The defendant cites Nevada v. Hall, 440 U.S. 410, 422 (1979), and Pacific Insurance Company v. Industrial Accident Commission, 306 U.S. 493, 500 (1939), for the idea that the full faith and credit clause does not require one state to apply another state’s law that would violate its own public policy. These cases are inapposite. They are "choice of law" cases, rather than domestication of foreign judgment cases.
Counsel for the defendant also has called to this Court’s attention an opinion of the Honorable Douglas M. Smith, Judge of the Circuit Court of the City of Newport News, Greate Bay Hotel & Casino, Inc. v. Furman, 4 Va. Cir. 141 (1983), refusing to enforce, in Virginia, a judgment for a New Jersey gambling debt. Recognizing Judge Smith’s wisdom, astuteness and experience, recognizing also that Judge Smith conceded he was adopting the position taken by the dissenting justices in the Fauntleroy case, and having carefully reviewed the decided authorities, I must respectfully decline to accept Judge Smith’s opinion as dispositive in the case at bar.

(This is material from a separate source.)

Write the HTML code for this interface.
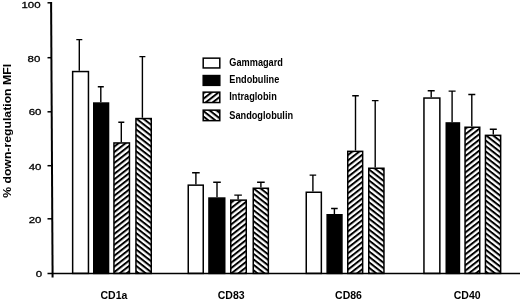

As the Virginia Supreme Court said in 1974, "[t]he constitutional mandate" that every state give full faith and credit to the acts of its sister states "requires every state to give a foreign judgment at least the res judicata effect which the judgment would be accorded in the state which entered it. Subject to rare exceptions, *465the full faith and credit rule applies even though the sister state’s judgment reflects policies hostile to those of the forum state." Osborne v. Osborne, 215 Va. 205, 208, 207 S.E.2d 875 (1974) (citations omitted). The decided cases make it eminently clear that no such exception applies to this case, and that judgment must be granted to the plaintiff.